[ 
https://issues.apache.org/jira/browse/AIRFLOW-6085?page=com.atlassian.jira.plugin.system.issuetabpanels:all-tabpanel
 ]

Charlie Briggs updated AIRFLOW-6085:
------------------------------------
    Description: 
We have observed an issue when the Airflow scheduler attempts to load a dag in 
order to handle the failure and the imported dependencies of the DAG have 
changed on disk since the scheduler started.

 

It seems that this block of code:

[https://github.com/apache/airflow/blob/1.10.6/airflow/jobs/scheduler_job.py#L1266-L1271|https://github.com/apache/airflow/blob/3ac5270550eb0453c5e3f9477ad607f79828bc78/airflow/jobs/scheduler_job.py#L1266-L1271]

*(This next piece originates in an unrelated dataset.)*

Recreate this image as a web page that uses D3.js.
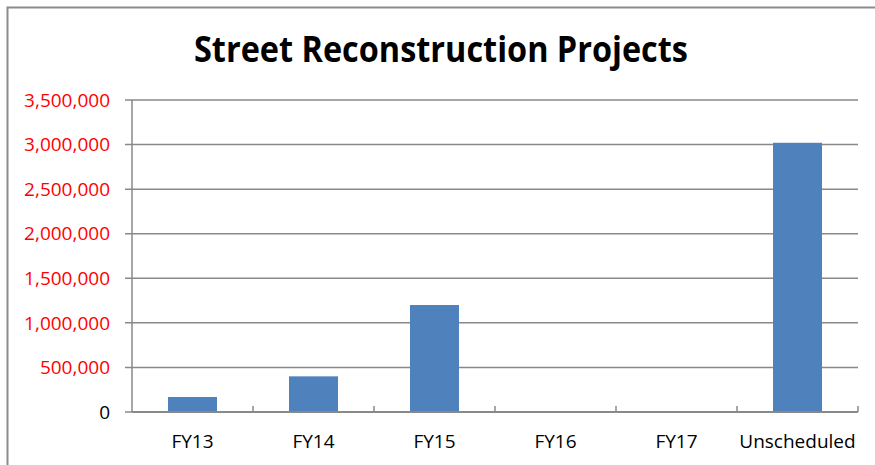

attempts to reload the dag file from disk. The loading code clears the module 
cache for the filename of the DAG 
([https://github.com/apache/airflow/blob/1.10.6/airflow/models/dagbag.py#L199-L200)]
 and only the filename of the DAG. This means that if new imports have been 
added to the dag file from an existing module which did not exist at the time 
of initial load, the loading fails and the dag is never retried or rescheduled.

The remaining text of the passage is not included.